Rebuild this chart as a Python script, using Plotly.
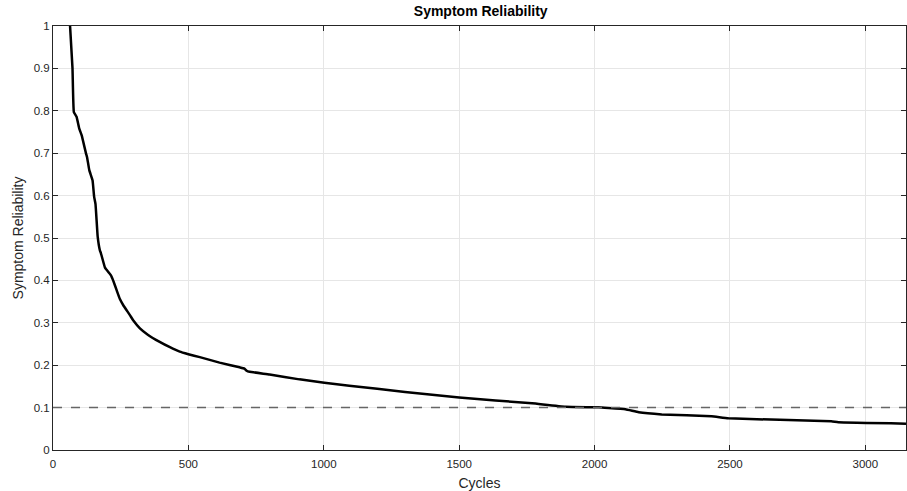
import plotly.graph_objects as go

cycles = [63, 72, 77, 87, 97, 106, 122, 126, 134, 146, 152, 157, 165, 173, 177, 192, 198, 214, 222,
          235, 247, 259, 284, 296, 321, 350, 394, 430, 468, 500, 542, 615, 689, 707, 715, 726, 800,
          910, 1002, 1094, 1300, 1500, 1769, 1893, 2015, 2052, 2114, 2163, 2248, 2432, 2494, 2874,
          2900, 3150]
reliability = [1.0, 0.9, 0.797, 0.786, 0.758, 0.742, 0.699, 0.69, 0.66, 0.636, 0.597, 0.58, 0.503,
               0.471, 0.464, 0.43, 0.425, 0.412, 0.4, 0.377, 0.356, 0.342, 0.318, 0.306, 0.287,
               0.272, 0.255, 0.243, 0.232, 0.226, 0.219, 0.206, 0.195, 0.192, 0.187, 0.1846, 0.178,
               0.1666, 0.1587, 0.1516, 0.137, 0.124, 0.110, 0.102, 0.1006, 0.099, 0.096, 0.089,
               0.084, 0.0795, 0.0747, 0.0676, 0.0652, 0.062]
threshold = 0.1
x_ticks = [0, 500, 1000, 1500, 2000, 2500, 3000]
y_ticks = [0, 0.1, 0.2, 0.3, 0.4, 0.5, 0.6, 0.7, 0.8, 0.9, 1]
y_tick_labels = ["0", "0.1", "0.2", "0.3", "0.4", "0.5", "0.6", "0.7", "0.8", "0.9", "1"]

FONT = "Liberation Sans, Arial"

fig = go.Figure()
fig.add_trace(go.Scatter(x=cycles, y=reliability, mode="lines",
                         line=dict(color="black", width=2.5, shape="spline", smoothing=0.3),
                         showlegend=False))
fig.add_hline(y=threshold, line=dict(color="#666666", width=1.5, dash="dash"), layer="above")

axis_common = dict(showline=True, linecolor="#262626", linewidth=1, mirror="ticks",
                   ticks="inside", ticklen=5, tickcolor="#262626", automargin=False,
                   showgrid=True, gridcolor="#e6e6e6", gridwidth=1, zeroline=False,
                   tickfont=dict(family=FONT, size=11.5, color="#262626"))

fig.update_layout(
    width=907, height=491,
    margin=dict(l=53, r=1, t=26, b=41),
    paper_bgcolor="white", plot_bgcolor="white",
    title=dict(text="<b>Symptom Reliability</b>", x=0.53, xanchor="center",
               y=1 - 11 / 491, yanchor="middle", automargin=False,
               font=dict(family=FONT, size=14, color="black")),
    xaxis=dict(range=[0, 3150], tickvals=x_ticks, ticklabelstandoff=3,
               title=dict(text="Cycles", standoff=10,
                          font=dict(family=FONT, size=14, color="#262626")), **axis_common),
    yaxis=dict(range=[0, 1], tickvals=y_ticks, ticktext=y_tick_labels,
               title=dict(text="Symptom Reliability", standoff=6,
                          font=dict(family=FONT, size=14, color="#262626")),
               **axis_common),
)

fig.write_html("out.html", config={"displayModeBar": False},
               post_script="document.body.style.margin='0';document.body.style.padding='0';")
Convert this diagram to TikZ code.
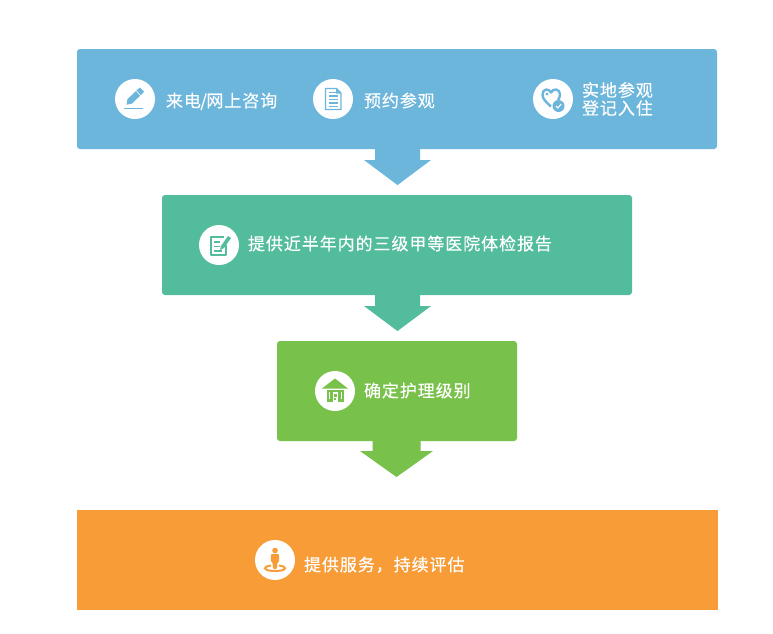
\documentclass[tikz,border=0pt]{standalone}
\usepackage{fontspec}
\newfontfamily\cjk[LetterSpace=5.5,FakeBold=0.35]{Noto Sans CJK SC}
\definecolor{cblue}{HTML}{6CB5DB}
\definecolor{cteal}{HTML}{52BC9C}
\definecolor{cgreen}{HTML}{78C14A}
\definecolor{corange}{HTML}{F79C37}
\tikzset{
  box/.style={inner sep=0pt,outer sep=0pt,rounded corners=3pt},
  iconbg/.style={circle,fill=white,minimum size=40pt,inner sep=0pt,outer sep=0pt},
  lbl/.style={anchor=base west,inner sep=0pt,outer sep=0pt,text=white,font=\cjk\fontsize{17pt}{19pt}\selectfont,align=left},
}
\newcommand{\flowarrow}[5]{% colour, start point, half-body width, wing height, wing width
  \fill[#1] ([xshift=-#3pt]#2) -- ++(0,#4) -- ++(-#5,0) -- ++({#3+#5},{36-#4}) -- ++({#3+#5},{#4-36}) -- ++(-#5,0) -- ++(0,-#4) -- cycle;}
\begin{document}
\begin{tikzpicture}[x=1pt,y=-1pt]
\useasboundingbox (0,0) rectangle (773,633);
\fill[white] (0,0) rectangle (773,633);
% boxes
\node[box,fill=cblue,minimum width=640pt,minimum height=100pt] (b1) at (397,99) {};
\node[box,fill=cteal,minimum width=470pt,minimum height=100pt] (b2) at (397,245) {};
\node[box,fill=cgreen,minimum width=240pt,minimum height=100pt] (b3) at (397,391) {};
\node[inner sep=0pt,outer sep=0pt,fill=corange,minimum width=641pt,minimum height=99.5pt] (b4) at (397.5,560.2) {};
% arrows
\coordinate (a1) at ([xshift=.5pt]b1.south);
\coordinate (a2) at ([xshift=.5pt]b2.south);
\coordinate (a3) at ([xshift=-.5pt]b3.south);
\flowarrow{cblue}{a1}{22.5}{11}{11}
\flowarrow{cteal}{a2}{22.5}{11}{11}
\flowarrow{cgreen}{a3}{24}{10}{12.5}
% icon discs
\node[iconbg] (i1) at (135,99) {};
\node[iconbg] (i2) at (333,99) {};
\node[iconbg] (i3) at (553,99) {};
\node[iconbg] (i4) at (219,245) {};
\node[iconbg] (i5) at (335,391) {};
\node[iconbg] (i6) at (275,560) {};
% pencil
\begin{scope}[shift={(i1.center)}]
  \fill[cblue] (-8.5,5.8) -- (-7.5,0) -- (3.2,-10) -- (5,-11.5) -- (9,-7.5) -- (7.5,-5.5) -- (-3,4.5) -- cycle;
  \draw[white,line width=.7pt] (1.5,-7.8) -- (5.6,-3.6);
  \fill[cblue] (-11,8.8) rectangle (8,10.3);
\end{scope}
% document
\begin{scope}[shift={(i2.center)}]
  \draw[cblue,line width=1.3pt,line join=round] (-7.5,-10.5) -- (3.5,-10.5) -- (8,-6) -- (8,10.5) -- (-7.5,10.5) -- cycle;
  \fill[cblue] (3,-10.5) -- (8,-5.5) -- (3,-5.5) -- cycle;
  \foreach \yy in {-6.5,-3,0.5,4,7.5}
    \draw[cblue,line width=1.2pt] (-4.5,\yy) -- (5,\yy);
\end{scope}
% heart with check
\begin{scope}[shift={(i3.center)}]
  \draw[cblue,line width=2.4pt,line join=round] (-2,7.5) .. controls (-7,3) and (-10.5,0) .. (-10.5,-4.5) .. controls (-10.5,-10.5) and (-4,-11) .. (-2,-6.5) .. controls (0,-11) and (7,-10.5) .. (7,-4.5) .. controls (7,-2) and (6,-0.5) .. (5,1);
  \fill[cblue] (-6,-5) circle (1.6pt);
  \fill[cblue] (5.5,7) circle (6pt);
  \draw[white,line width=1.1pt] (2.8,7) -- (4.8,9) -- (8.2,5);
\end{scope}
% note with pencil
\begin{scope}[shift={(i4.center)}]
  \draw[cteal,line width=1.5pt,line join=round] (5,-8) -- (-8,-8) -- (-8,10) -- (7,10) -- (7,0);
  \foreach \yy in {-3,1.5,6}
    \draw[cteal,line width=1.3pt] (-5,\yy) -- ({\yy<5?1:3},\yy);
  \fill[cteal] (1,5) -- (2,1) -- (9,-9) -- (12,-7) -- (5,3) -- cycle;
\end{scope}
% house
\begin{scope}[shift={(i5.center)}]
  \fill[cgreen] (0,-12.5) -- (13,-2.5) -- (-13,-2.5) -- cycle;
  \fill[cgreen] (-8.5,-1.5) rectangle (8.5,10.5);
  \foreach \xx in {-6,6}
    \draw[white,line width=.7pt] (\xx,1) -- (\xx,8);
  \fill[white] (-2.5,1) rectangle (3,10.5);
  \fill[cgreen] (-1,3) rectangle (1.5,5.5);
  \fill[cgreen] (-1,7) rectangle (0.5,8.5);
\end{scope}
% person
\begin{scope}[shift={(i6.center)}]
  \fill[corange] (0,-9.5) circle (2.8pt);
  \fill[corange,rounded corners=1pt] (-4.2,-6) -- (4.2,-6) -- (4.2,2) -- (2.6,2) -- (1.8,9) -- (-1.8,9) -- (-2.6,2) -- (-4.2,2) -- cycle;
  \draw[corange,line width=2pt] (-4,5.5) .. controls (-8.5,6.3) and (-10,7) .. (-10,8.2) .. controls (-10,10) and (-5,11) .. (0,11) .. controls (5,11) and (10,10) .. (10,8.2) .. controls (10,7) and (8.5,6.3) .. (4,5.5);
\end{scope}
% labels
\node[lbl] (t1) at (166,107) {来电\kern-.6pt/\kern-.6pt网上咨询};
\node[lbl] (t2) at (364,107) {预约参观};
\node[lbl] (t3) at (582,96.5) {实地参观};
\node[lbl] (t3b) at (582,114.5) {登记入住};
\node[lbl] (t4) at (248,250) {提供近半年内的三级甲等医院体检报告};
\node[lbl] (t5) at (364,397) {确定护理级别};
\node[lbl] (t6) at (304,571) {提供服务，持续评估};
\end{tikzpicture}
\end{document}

────────

◆ SET TASK:
Repeat the listing above up to and including the line with "import plotly.graph_objects as go", starting from its first line. Drop any pictures.

◆ ANSWER FOR THE TASK:
Rebuild this chart as a Python script, using Plotly.
import plotly.graph_objects as go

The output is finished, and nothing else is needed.